Directions for this task
Retype the opening lines of the listing below, ending with the line that contains "const a_oxy_dots = [219, 75, 3.6, 0, 0];", and leave out any pictures.

Data shown
-------
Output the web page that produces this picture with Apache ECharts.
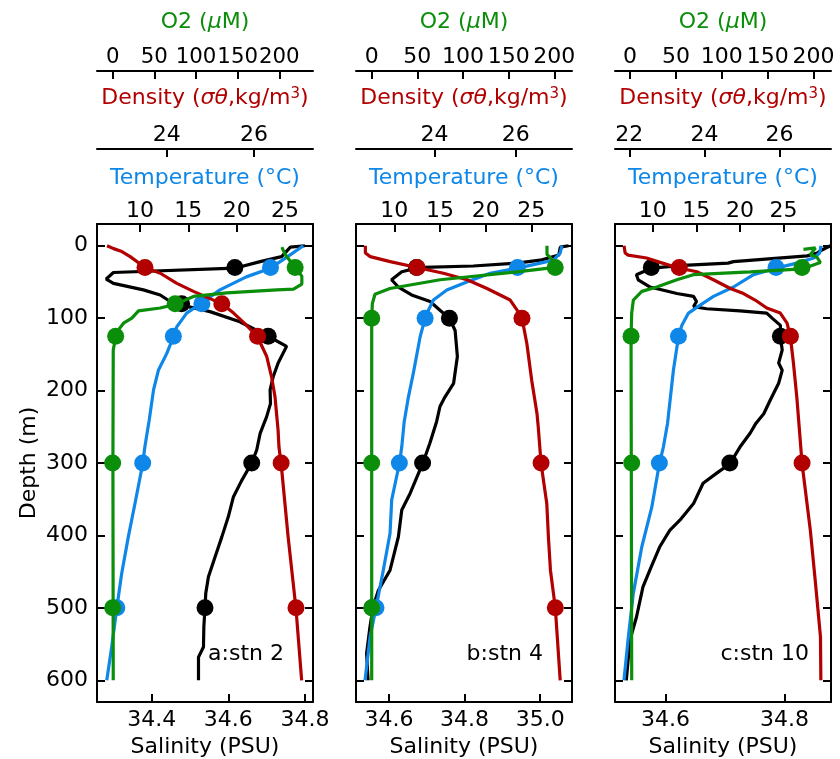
<!DOCTYPE html>
<html>
<head>
<meta charset="utf-8">
<script src="https://cdn.jsdelivr.net/npm/echarts@6/dist/echarts.min.js"></script>
<style>html,body{margin:0;padding:0;background:#fff}#c{width:840px;height:759px}</style>
</head>
<body>
<div id="c"></div>
<script>
// ---------- DATA (depth in m, value) ----------
// Station 2 (panel a)
const a_salinity = [[0,34.80],[2,34.762],[15,34.739],[22,34.683],[31,34.617],[37,34.30],[46,34.281],[52,34.30],[61,34.378],[68,34.422],[77,34.448],[82,34.478],[91,34.552],[105,34.63],[125,34.704],[139,34.752],[162,34.73],[181,34.717],[199,34.709],[218,34.71],[236,34.70],[259,34.683],[282,34.674],[300,34.661],[324,34.635],[347,34.613],[374,34.60],[402,34.583],[430,34.565],[457,34.548],[480,34.541],[501,34.539],[526,34.536],[554,34.535],[568,34.522],[600,34.522]];
const a_temperature = [[0,26.9],[13,25.5],[22,24.5],[31,23.5],[43,21.0],[61,18.27],[79,16.38],[93,14.83],[112,13.8],[126,13.45],[149,12.76],[172,11.9],[199,11.4],[241,10.95],[278,10.5],[301,10.28],[356,9.48],[402,8.79],[453,8.1],[501,7.59],[554,7.07],[600,6.56]];
const a_density = [[0,22.63],[4,22.78],[8,22.97],[15,23.16],[30,23.5],[38,23.85],[52,24.23],[63,24.61],[73,24.99],[80,25.26],[93,25.53],[110,25.83],[126,26.08],[153,26.29],[181,26.40],[209,26.48],[255,26.55],[278,26.57],[301,26.62],[402,26.78],[501,26.96],[600,27.09]];
const a_oxygen = [[2,203],[12,207],[21,213],[30,219],[42,227],[53,227],[60,217],[61,197],[65,137],[70,97],[81,75],[86,57],[90,31],[100,23],[107,13],[116,7],[126,3.6],[144,0.7],[300,0.3],[600,0.7]];
const a_dot_depth = [30, 80, 125, 300, 500];
const a_sal_dots = [34.617, 34.478, 34.704, 34.661, 34.539];
const a_temp_dots = [23.5, 16.4, 13.45, 10.28, 7.6];
const a_dens_dots = [23.5, 25.26, 26.08, 26.62, 26.96];
const a_oxy_dots = [219, 75, 3.6, 0, 0];

// Station 4 (panel b)
const b_salinity = [[0,35.075],[2,35.053],[13,35.049],[20,35.0],[24,34.938],[28,34.823],[30,34.691],[31,34.673],[36,34.634],[47,34.607],[57,34.625],[68,34.66],[77,34.709],[89,34.735],[100,34.76],[117,34.775],[153,34.781],[190,34.771],[209,34.748],[222,34.735],[243,34.726],[273,34.708],[301,34.689],[342,34.656],[365,34.634],[402,34.625],[448,34.603],[476,34.572],[499,34.558],[526,34.55],[563,34.541],[600,34.545]];
const b_temperature = [[0,28.36],[10,28.17],[20,27.43],[24,25.98],[31,23.49],[38,20.49],[50,17.94],[61,15.75],[75,14.28],[89,13.73],[100,13.37],[126,12.82],[176,12.08],[209,11.54],[243,11.08],[278,10.81],[301,10.55],[351,9.71],[397,9.53],[448,8.79],[500,7.99],[540,7.34],[600,6.79]];
const b_density = [[0,22.30],[10,22.30],[15,22.42],[22,22.91],[30,23.57],[38,24.22],[47,24.80],[59,25.29],[75,25.86],[89,26.03],[100,26.15],[135,26.27],[186,26.39],[232,26.52],[250,26.55],[301,26.62],[356,26.76],[402,26.80],[448,26.85],[500,26.97],[600,27.09]];
const b_oxygen = [[0,192],[12,192],[21,199],[30,201],[36,159],[47,75],[59,20],[67,3.6],[80,0.7],[100,0],[600,0]];
const b_dot_depth = [30, 100, 300, 500];
const b_sal_dots = [34.673, 34.76, 34.689, 34.556];
const b_temp_dots = [23.49, 13.37, 10.55, 7.99];
const b_dens_dots = [23.57, 26.15, 26.62, 26.97];
const b_oxy_dots = [201, 0, 0, 0];

// Station 10 (panel c)
const c_salinity = [[0,34.877],[7,34.86],[10,34.855],[14,34.838],[22,34.714],[24,34.705],[27,34.63],[31,34.576],[40,34.551],[47,34.554],[57,34.574],[66,34.619],[70,34.647],[77,34.652],[84,34.647],[87,34.669],[90,34.725],[93,34.77],[100,34.779],[110,34.793],[126,34.793],[144,34.796],[162,34.79],[172,34.796],[190,34.79],[213,34.776],[232,34.765],[245,34.752],[259,34.742],[278,34.725],[301,34.708],[314,34.686],[328,34.663],[356,34.647],[379,34.624],[393,34.607],[416,34.59],[443,34.576],[471,34.562],[513,34.551],[545,34.54],[600,34.534]];
const c_temperature = [[0,29.31],[10,29.15],[17,28.46],[24,26.55],[31,24.14],[40,21.56],[57,19.26],[70,16.97],[82,15.44],[93,14.1],[110,13.33],[126,12.95],[172,12.37],[245,11.7],[278,11.22],[301,10.76],[361,9.89],[416,8.74],[480,7.77],[540,7.2],[600,6.7]];
const c_density = [[0,21.86],[10,21.89],[13,21.97],[17,22.46],[23,22.82],[31,23.33],[36,23.8],[47,24.24],[59,24.69],[66,25.04],[75,25.35],[86,25.66],[93,26.02],[107,26.2],[126,26.29],[162,26.37],[209,26.46],[255,26.53],[301,26.6],[393,26.82],[462,26.95],[540,27.09],[600,27.1]];
const c_oxygen = [[5,189],[3,202],[12,196.5],[16,203.8],[23,207.4],[32,187.4],[36,131],[40,69],[47,51],[57,29.1],[63,12.8],[75,3.6],[93,1.8],[126,1.1],[600,1.8]];
const c_dot_depth = [30, 125, 300];
const c_sal_dots = [34.576, 34.793, 34.708];
const c_temp_dots = [24.14, 12.95, 10.76];
const c_dens_dots = [23.33, 26.29, 26.6];
const c_oxy_dots = [187.4, 1.1, 1.8];

// tick labels
const depth_ticks = [0, 100, 200, 300, 400, 500, 600];
const sal_ticks = [[34.4, 34.6, 34.8], [34.6, 34.8, 35.0], [34.6, 34.8]];
const temp_ticks = [10, 15, 20, 25];
const dens_ticks = [[24, 26], [24, 26], [22, 24, 26]];
const oxy_ticks = [0, 50, 100, 150, 200];
const panel_labels = ['a:stn 2', 'b:stn 4', 'c:stn 10'];

// ---------- STYLE / LAYOUT ----------
const FONT = 'DejaVu Sans';
const FS = 22;
const COL = {sal: '#000000', temp: '#0e87e8', dens: '#b20000', oxy: '#0b8f0b'};
const lefts = [97, 356, 615];
const W = 216, TOP = 224, H = 478;
const ranges = [
  {sal: [34.257, 34.821], temp: [5.55, 27.9], dens: [22.4, 27.35], oxy: [-18.8, 240.4]},
  {sal: [34.513, 35.084], temp: [5.8, 29.46], dens: [22.07, 27.38], oxy: [-17.2, 219.4]},
  {sal: [34.515, 34.878], temp: [5.67, 30.45], dens: [21.62, 27.37], oxy: [-16.4, 219]}
];
const oxyLabelFS = [21.3, FS, FS];
const panels = [
  {sal: a_salinity, temp: a_temperature, dens: a_density, oxy: a_oxygen, dd: a_dot_depth, sd: a_sal_dots, td: a_temp_dots, ed: a_dens_dots, od: a_oxy_dots},
  {sal: b_salinity, temp: b_temperature, dens: b_density, oxy: b_oxygen, dd: b_dot_depth, sd: b_sal_dots, td: b_temp_dots, ed: b_dens_dots, od: b_oxy_dots},
  {sal: c_salinity, temp: c_temperature, dens: c_density, oxy: c_oxygen, dd: c_dot_depth, sd: c_sal_dots, td: c_temp_dots, ed: c_dens_dots, od: c_oxy_dots}
];
const labelRight = [284, 543, 809];

const lineAx = {show: true, onZero: false, lineStyle: {color: '#000', width: 2}};
const tickSt = (vals) => ({show: true, inside: true, length: 8, lineStyle: {color: '#000', width: 2}, customValues: vals});
const lblSt = (vals, margin, show) => ({show: show !== false, customValues: vals, margin: margin, hideOverlap: false,
  showMinLabel: true, showMaxLabel: true, color: '#000', fontSize: FS, fontFamily: FONT, formatter: v => String(v)});

const grids = [], xAxes = [], yAxes = [], series = [], graphics = [];
for (let i = 0; i < 3; i++) {
  grids.push({left: lefts[i], top: TOP, width: W, height: H, outerBoundsMode: 'none', containLabel: false});
  const r = ranges[i];
  xAxes.push({type: 'value', gridIndex: i, position: 'bottom', min: r.sal[0], max: r.sal[1],
    axisLine: lineAx, axisTick: tickSt(sal_ticks[i]),
    axisLabel: Object.assign(lblSt(sal_ticks[i], 7), {formatter: v => v.toFixed(1)}),
    splitLine: {show: false},
    name: 'Salinity (PSU)', nameLocation: 'middle', nameGap: 33,
    nameTextStyle: {color: '#000', fontSize: FS, fontFamily: FONT}});
  xAxes.push({type: 'value', gridIndex: i, position: 'top', offset: 0, min: r.temp[0], max: r.temp[1],
    axisLine: lineAx, axisTick: tickSt(temp_ticks), axisLabel: lblSt(temp_ticks, 2), splitLine: {show: false},
    name: 'Temperature (°C)', nameLocation: 'middle', nameGap: 35,
    nameTextStyle: {color: COL.temp, fontSize: FS, fontFamily: FONT}});
  xAxes.push({type: 'value', gridIndex: i, position: 'top', offset: 75, min: r.dens[0], max: r.dens[1],
    axisLine: lineAx, axisTick: tickSt(dens_ticks[i]), axisLabel: lblSt(dens_ticks[i], 3), splitLine: {show: false},
    name: '{n|Density (}{i|σθ}{n|,kg/m}{s|3}{n|)}', nameLocation: 'middle', nameGap: 40,
    nameTextStyle: {color: COL.dens, fontSize: FS, fontFamily: FONT,
      rich: {n: {color: COL.dens, fontSize: FS, fontFamily: FONT},
             i: {color: COL.dens, fontSize: FS, fontFamily: FONT, fontStyle: 'italic'},
             s: {color: COL.dens, fontSize: 15, fontFamily: FONT, verticalAlign: 'top'}}}});
  xAxes.push({type: 'value', gridIndex: i, position: 'top', offset: 153, min: r.oxy[0], max: r.oxy[1],
    axisLine: lineAx, axisTick: tickSt(oxy_ticks),
    axisLabel: Object.assign(lblSt(oxy_ticks, 3), {fontSize: oxyLabelFS[i]}), splitLine: {show: false},
    name: '{n|O2 (}{i|μ}{n|M)}', nameLocation: 'middle', nameGap: 38,
    nameTextStyle: {color: COL.oxy, fontSize: FS, fontFamily: FONT,
      rich: {n: {color: COL.oxy, fontSize: FS, fontFamily: FONT},
             i: {color: COL.oxy, fontSize: FS, fontFamily: FONT, fontStyle: 'italic'}}}});
  yAxes.push({type: 'value', gridIndex: i, position: 'left', inverse: true, min: -30, max: 630,
    axisLine: lineAx, axisTick: tickSt(depth_ticks), axisLabel: lblSt(depth_ticks, 9, i === 0), splitLine: {show: false},
    name: i === 0 ? 'Depth (m)' : '', nameLocation: 'middle', nameGap: 57, nameRotate: 90,
    nameTextStyle: {color: '#000', fontSize: FS, fontFamily: FONT}});
  yAxes.push({type: 'value', gridIndex: i, position: 'right', inverse: true, min: -30, max: 630,
    axisLine: lineAx, axisTick: tickSt(depth_ticks), axisLabel: {show: false}, splitLine: {show: false}});

  const p = panels[i];
  const vars = [['sal', p.sal, p.sd, 0], ['temp', p.temp, p.td, 1], ['dens', p.dens, p.ed, 2], ['oxy', p.oxy, p.od, 3]];
  vars.forEach(([k, line, dots, ax], j) => {
    series.push({type: 'line', xAxisIndex: 4 * i + ax, yAxisIndex: 2 * i, data: line.map(d => [d[1], d[0]]),
      showSymbol: false, symbol: 'none', lineStyle: {color: COL[k], width: 3.2}, z: 2 + j * 2, clip: true});
    series.push({type: 'scatter', xAxisIndex: 4 * i + ax, yAxisIndex: 2 * i, data: dots.map((v, n) => [v, p.dd[n]]),
      symbol: 'circle', symbolSize: 17, itemStyle: {color: COL[k], opacity: 1}, z: 3 + j * 2});
  });
  graphics.push({type: 'text', x: labelRight[i], y: 654,
    style: {text: panel_labels[i], align: 'right', verticalAlign: 'middle', fill: '#000', fontSize: FS, fontFamily: FONT}});
}

const chart = echarts.init(document.getElementById('c'), null, {renderer: 'canvas'});
chart.setOption({
  animation: false,
  backgroundColor: '#fff',
  grid: grids, xAxis: xAxes, yAxis: yAxes, series: series, graphic: graphics,
  tooltip: {show: false}, legend: {show: false}
});
</script>
</body>
</html>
-------
Response to the exercise
Output the web page that produces this picture with Apache ECharts.
<!DOCTYPE html>
<html>
<head>
<meta charset="utf-8">
<script src="https://cdn.jsdelivr.net/npm/echarts@6/dist/echarts.min.js"></script>
<style>html,body{margin:0;padding:0;background:#fff}#c{width:840px;height:759px}</style>
</head>
<body>
<div id="c"></div>
<script>
// ---------- DATA (depth in m, value) ----------
// Station 2 (panel a)
const a_salinity = [[0,34.80],[2,34.762],[15,34.739],[22,34.683],[31,34.617],[37,34.30],[46,34.281],[52,34.30],[61,34.378],[68,34.422],[77,34.448],[82,34.478],[91,34.552],[105,34.63],[125,34.704],[139,34.752],[162,34.73],[181,34.717],[199,34.709],[218,34.71],[236,34.70],[259,34.683],[282,34.674],[300,34.661],[324,34.635],[347,34.613],[374,34.60],[402,34.583],[430,34.565],[457,34.548],[480,34.541],[501,34.539],[526,34.536],[554,34.535],[568,34.522],[600,34.522]];
const a_temperature = [[0,26.9],[13,25.5],[22,24.5],[31,23.5],[43,21.0],[61,18.27],[79,16.38],[93,14.83],[112,13.8],[126,13.45],[149,12.76],[172,11.9],[199,11.4],[241,10.95],[278,10.5],[301,10.28],[356,9.48],[402,8.79],[453,8.1],[501,7.59],[554,7.07],[600,6.56]];
const a_density = [[0,22.63],[4,22.78],[8,22.97],[15,23.16],[30,23.5],[38,23.85],[52,24.23],[63,24.61],[73,24.99],[80,25.26],[93,25.53],[110,25.83],[126,26.08],[153,26.29],[181,26.40],[209,26.48],[255,26.55],[278,26.57],[301,26.62],[402,26.78],[501,26.96],[600,27.09]];
const a_oxygen = [[2,203],[12,207],[21,213],[30,219],[42,227],[53,227],[60,217],[61,197],[65,137],[70,97],[81,75],[86,57],[90,31],[100,23],[107,13],[116,7],[126,3.6],[144,0.7],[300,0.3],[600,0.7]];
const a_dot_depth = [30, 80, 125, 300, 500];
const a_sal_dots = [34.617, 34.478, 34.704, 34.661, 34.539];
const a_temp_dots = [23.5, 16.4, 13.45, 10.28, 7.6];
const a_dens_dots = [23.5, 25.26, 26.08, 26.62, 26.96];
const a_oxy_dots = [219, 75, 3.6, 0, 0];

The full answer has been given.